Most people take for granted point-of-sale systems — the systems that allow purchases to be made — as just a part of the shopping experience. Most go to the store, swipe their card and are on their way. On the other end of that transaction, though, is a business owner who cannot afford not to think about the system.
Kristie Patten decided against accepting credit and debit cards when starting her hair salon, Real Beauty, because the setup costs were too expensive. The Saratoga Springs resident has been doing hair for 20 years, so her clients have gotten used to paying her with a check.
"The startup costs were prohibitive," she said. "Plus, they charge annual fees and take a higher percentage off of each transaction."
A POS system can cost anywhere between $1,000 and $6,500 to install, depending on the programming and customization a business owner is interested in. On top of the cost of a system is a transaction rate charged by banks and credit card companies per card swipe — usually between 2.5 and 5.5 percent.
For a person starting a small business that will likely not turn a profit within its first year, those costs can be overwhelming. And even for established small businesses, high transaction fees could be the difference between ending the month in the red or the black.
That is where technology is beginning to play a role. Improvements to tablet computers, the ubiquity of Wi-Fi and the release of tools such as Square or Isis are revolutionizing the way small-business owners work.
Patten said she has only been using a mobile payment system for a few months, but thinks the change will be a positive one for Real Beauty.
"I'm really scared of technology," she said, laughing at herself. "I haven't used this a ton because people are used to writing me checks, but I love it. Love it."
She said there is a fee for each transaction — about 2 percent — but it is worth it, to her, to not have to go to the bank every day. And she expects to see an uptick in clients now that she accepts credit cards.
"I was going to the bank twice a day sometimes because I hate holding on to people's checks," she said. "So it's worth it, to me. Plus, a lot of people use their credit cards to get their hair done — I don't, but many people like to get their hair done as soon as they think of it — so I think this will make a difference. I'm not limited to people paying with cash or checks."
Many business owners do not want to simply "go without" those customers; often, potential customers are more likely to just walk away if credit cards are not accepted than they are to hunt down an ATM. Now, smartphones and tablets mean anyone can find the right equipment for a fraction of the price.
"There aren't any annual fees or hidden costs, so I know exactly what I'm paying for — the transaction fee," Patten said. "I'm so small, I just want to pay that."
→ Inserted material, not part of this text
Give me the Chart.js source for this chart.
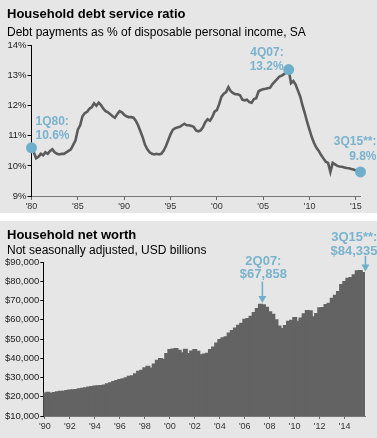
<!DOCTYPE html>
<html><head><meta charset="utf-8">
<script src="https://cdn.jsdelivr.net/npm/chart.js@4.4.0/dist/chart.umd.min.js"></script>
<style>
html,body{margin:0;padding:0;background:#fff;}
body{width:377px;height:438px;position:relative;overflow:hidden;font-family:Arial,"Liberation Sans",sans-serif;}
.panel{position:absolute;left:0;width:377px;background:#e6e6e6;}
#p1{top:0;height:213px;}
#p2{top:221px;height:217px;}
.t{position:absolute;left:7px;white-space:nowrap;color:#000;}
.h{font-weight:bold;font-size:13px;line-height:13px;}
.s{font-size:12px;line-height:12px;}
canvas{position:absolute;left:0;top:0;}
</style></head>
<body>
<div class="panel" id="p1">
  <canvas id="c1" width="377" height="213"></canvas>
  <div class="t h" style="top:7px">Household debt service ratio</div>
  <div class="t s" style="top:26px">Debt payments as % of disposable personal income, SA</div>
</div>
<div class="panel" id="p2">
  <canvas id="c2" width="377" height="217"></canvas>
  <div class="t h" style="top:7px">Household net worth</div>
  <div class="t s" style="top:23px">Not seasonally adjusted, USD billions</div>
</div>
<script>
// ---------- DATA ----------
// Household debt service ratio, quarterly 1Q80 .. 3Q15 (%)
const dsrValues = [
  10.60,10.45,10.25,10.30, 10.40,10.35,10.45,10.40, 10.50,10.55,10.45,10.40, 10.38,10.40,10.40,10.45,
  10.50,10.55,10.70,10.85, 11.20,11.35,11.65,11.75, 11.80,11.90,11.95,12.08, 12.00,12.10,12.02,11.90,
  11.82,11.78,11.72,11.65, 11.60,11.72,11.82,11.78, 11.70,11.65,11.62,11.62, 11.60,11.50,11.35,11.15,
  10.95,10.70,10.55,10.45, 10.40,10.38,10.40,10.38, 10.40,10.50,10.65,10.85, 11.05,11.20,11.25,11.28,
  11.30,11.35,11.40,11.35, 11.35,11.33,11.30,11.18, 11.15,11.18,11.28,11.45, 11.55,11.50,11.62,11.80,
  11.85,12.05,12.30,12.40, 12.45,12.62,12.48,12.42, 12.38,12.38,12.35,12.20, 12.18,12.20,12.12,12.10,
  12.22,12.25,12.48,12.52, 12.55,12.56,12.58,12.60, 12.72,12.80,12.88,12.97, 13.00,13.05,13.12,13.20,
  12.75,12.82,12.70,12.50, 12.30,12.00,11.74,11.45, 11.20,10.95,10.75,10.60, 10.50,10.36,10.25,10.14,
  10.10,9.80,10.10,10.05, 10.00,9.98,9.97,9.95, 9.93,9.92,9.90,9.88, 9.85,9.83,9.80
];
const dsrFirstYear = 1980;
const dsrTickLabels = ["'80","'85","'90","'95","'00","'05","'10","'15"];
const dsrCallouts = [
  {label:"1Q80", lines:["1Q80:","10.6%"]},
  {label:"4Q07", lines:["4Q07:","13.2%"]},
  {label:"3Q15", lines:["3Q15**:","9.8%"]}
];

// Household net worth, quarterly 1Q90 .. 3Q15 (USD billions)
const nwValues = [
  21800,22100,21600,22000, 22400,22600,22700,23000, 23300,23400,23600,23900, 24200,24500,24800,25100,
  25400,25500,25700,25900, 26500,27100,27700,28200, 28800,29200,29700,30400, 30700,31800,33100,33600,
  34900,35600,34700,36800, 38700,39600,39300,42300, 44300,44600,44800,43900, 42700,44500,42300,43600,
  44300,43400,41600,42000, 42400,44400,45600,47700, 49500,50400,50900,52900, 54200,55500,57000,58000,
  60000,60500,61600,63600, 65700,67858,67600,66300, 64000,62600,59800,56600, 55300,56800,59000,59500,
  61000,59000,60700,62900, 64600,64500,61400,63100, 66000,66100,67700,68300, 71000,72500,74500,78100,
  79700,81300,81700,83200, 85200,85400,84335
];
const nwFirstYear = 1990;
const nwTickLabels = ["'90","'92","'94","'96","'98","'00","'02","'04","'06","'08","'10","'12","'14"];
const nwCallouts = [
  {label:"2Q07", lines:["2Q07:","$67,858"]},
  {label:"3Q15", lines:["3Q15**:","$84,335"]}
];

// ---------- BUILD ----------
function quarterLabels(firstYear, n){
  const out=[];
  for(let i=0;i<n;i++){
    const y=firstYear+Math.floor(i/4), q=i%4+1;
    out.push(q+'Q'+String(y%100).padStart(2,'0'));
  }
  return out;
}
const dsrQuarters = quarterLabels(dsrFirstYear, dsrValues.length);
const nwQuarters = quarterLabels(nwFirstYear, nwValues.length);

const FONT = 'Arial, "Liberation Sans", sans-serif';
const BLUE = '#6fafcb';
const TXT = '#7ab3cd';

const dsrHighlight = dsrCallouts.map(c=>dsrQuarters.indexOf(c.label));
const nwHighlight = nwCallouts.map(c=>nwQuarters.indexOf(c.label));

// callout placement (offsets from the data point, px)
const dsrLayout = [
  {align:'left', dx:4, dy:[-23,-9]},
  {align:'right', dx:-5, dy:[-14,0]},
  {align:'right', dx:16, dy:[-27,-12]}
];
const nwLayout = [
  {align:'center', dx:3, dy:[-40,-27], arrow:[-23,-1.5]},
  {align:'right', dx:14, dy:[-32,-18], arrow:[-17,-1.5]}
];

const calloutPlugin = {
  id:'callouts',
  afterDatasetsDraw(chart, args, opts){
    const ctx = chart.ctx;
    const meta = chart.getDatasetMeta(0);
    ctx.save();
    opts.items.forEach((it,k)=>{
      const lay = opts.layout[k];
      const el = meta.data[opts.idx[k]];
      const x = el.x, y = el.y;
      ctx.fillStyle = TXT;
      ctx.font = 'bold '+opts.size+'px '+FONT;
      ctx.textAlign = lay.align;
      ctx.textBaseline = 'alphabetic';
      it.lines.forEach((ln,j)=> ctx.fillText(ln, x+lay.dx, y+lay.dy[j]));
      if(lay.arrow){
        const ax = x + 2;
        const y0 = y+lay.arrow[0], y1 = y+lay.arrow[1];
        ctx.strokeStyle = BLUE; ctx.lineWidth = 1.6;
        ctx.beginPath(); ctx.moveTo(ax,y0); ctx.lineTo(ax,y1-5); ctx.stroke();
        ctx.fillStyle = BLUE;
        ctx.beginPath(); ctx.moveTo(ax-4,y1-7); ctx.lineTo(ax+4,y1-7); ctx.lineTo(ax,y1); ctx.closePath(); ctx.fill();
      }
    });
    ctx.restore();
  }
};

const tickFont = {size:9.5, family:FONT};

new Chart(document.getElementById('c1'), {
  type:'line',
  data:{labels:dsrQuarters, datasets:[{
    data:dsrValues, borderColor:'#5b5b5b', borderWidth:2.6, tension:0, clip:false,
    pointRadius:(c)=> dsrHighlight.includes(c.dataIndex)?5.5:0,
    pointHoverRadius:0, pointBackgroundColor:BLUE, pointBorderWidth:0
  }]},
  options:{
    responsive:false, animation:false, devicePixelRatio:1,
    layout:{padding:{left:0,right:16.5,top:45.5,bottom:0}},
    plugins:{legend:{display:false}, tooltip:{enabled:false},
      callouts:{items:dsrCallouts, idx:dsrHighlight, layout:dsrLayout, size:12}},
    scales:{
      x:{type:'category', offset:false,
        grid:{drawOnChartArea:false, tickLength:4, color:'#666', offset:false},
        border:{display:true, color:'#777', width:1},
        ticks:{autoSkip:false, maxRotation:0, minRotation:0, padding:1, font:{size:9, family:FONT}, color:'#333',
          callback:(v,i)=> (i%20===0 && dsrTickLabels[i/20]!==undefined) ? dsrTickLabels[i/20] : null},
        afterFit:(s)=>{s.height=17;}
      },
      y:{min:9, max:14,
        grid:{drawOnChartArea:false, tickLength:4, color:'#000'},
        border:{display:true, color:'#000', width:1},
        ticks:{stepSize:1, padding:1, font:tickFont, color:'#222', callback:(v)=>v+'%'},
        afterFit:(s)=>{s.width=31.5;}
      }
    }
  },
  plugins:[calloutPlugin]
});

new Chart(document.getElementById('c2'), {
  type:'bar',
  data:{labels:nwQuarters, datasets:[{
    data:nwValues, backgroundColor:'#636363', borderColor:'#636363', borderWidth:0,
    barPercentage:1, categoryPercentage:1, inflateAmount:0.9
  }]},
  options:{
    responsive:false, animation:false, devicePixelRatio:1,
    layout:{padding:{left:0,right:12,top:41,bottom:0}},
    plugins:{legend:{display:false}, tooltip:{enabled:false},
      callouts:{items:nwCallouts, idx:nwHighlight, layout:nwLayout, size:13}},
    scales:{
      x:{type:'category', offset:true,
        grid:{drawOnChartArea:false, tickLength:3, color:'#666', offset:false},
        border:{display:true, color:'#777', width:1},
        ticks:{autoSkip:false, maxRotation:0, minRotation:0, padding:2, font:{size:9, family:FONT}, color:'#333',
          callback:(v,i)=> (i%8===0 && nwTickLabels[i/8]!==undefined) ? nwTickLabels[i/8] : null},
        afterFit:(s)=>{s.height=22;}
      },
      y:{min:10000, max:90000,
        grid:{drawOnChartArea:false, tickLength:3, color:'#000'},
        border:{display:true, color:'#000', width:1},
        ticks:{stepSize:10000, padding:1, font:tickFont, color:'#222',
          callback:(v)=>'$'+v.toLocaleString('en-US')},
        afterFit:(s)=>{s.width=43.3;}
      }
    }
  },
  plugins:[calloutPlugin]
});
</script>
</body></html>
Patten uses Square on her smartphone, and many business owners are opting to turn their tablets into mobile payment systems. It isn't too great a stretch of the imagination to think that this could become the norm at mom-and-pop shops or specialty boutiques, as half of Americans now own either a smartphone, a tablet or both, allowing them to begin accepting cards as payment without paying traditional setup costs.
The stylist said she only wishes she had done her research before deciding which company to go with — some companies offer same day deposit, which would have been a good feature. But it's not a dealbreaker.
"For me, this is just so worth it," she said. "It's cheap, simple. It saves me time and my customers are very excited about it. They love the idea."